As the world’s first labor party, the Working Men’s Parties relative popularity provides indirect evidence that, even in an age dominated by “optimism, speculation and major party demagogy” (Pessen, 1978: 276) a significant number of workers were disenchanted with their society and its institutions and would respond to the “workies” class struggle appeal. The systemic criticism of the Working Men identified the inherently exploitative nature of capitalism as the problem. The wealth created by labor was being stolen by “financiers and employers” and given to an increasingly pampered property owning “aristocracy” (Wilentz, 207, 208). Defenders of the economic status quo in the Democratic Party found it politic to defer to this mood. Their basic tactic was to deflect the anger and resentment of the working class from these systemic criticisms and focus instead on the personal failings of “selfish” politicians.
Works Cited
Karson, Marc. American Labor Unions and Politics: 1900 -1918. Boston: Beacon Press, 1958.
Pessen, Edward. Jacksonian America: Society, Personality, and Politics. Homewood, IL: The Dorsey Press, 1978.
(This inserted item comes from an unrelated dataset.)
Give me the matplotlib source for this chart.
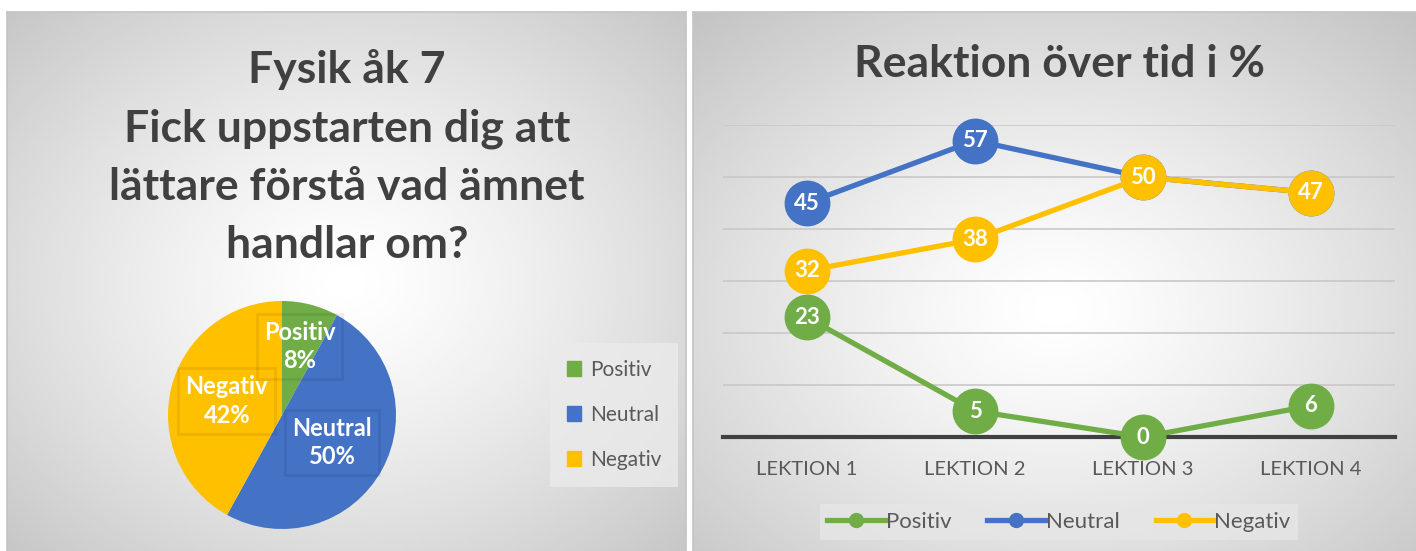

Pessen, Edward. Most Uncommon Jacksonians: The Radical Leaders of the Early Labor Movement. Albany: State University of New York Press, 1967.
Pessen, Edward, “The Working Men’s Party Revisited,” a chapter in Pessen, Edward, Editor. New Perspectives on Jacksonian Parties and Politics. Boston: Allyn and Bacon, Inc., 1969.
Wilentz, Sean. Chants Democratic: New York City and the Rise of the American Working Class, 1788-1850. New York: Oxford University Press, 1984.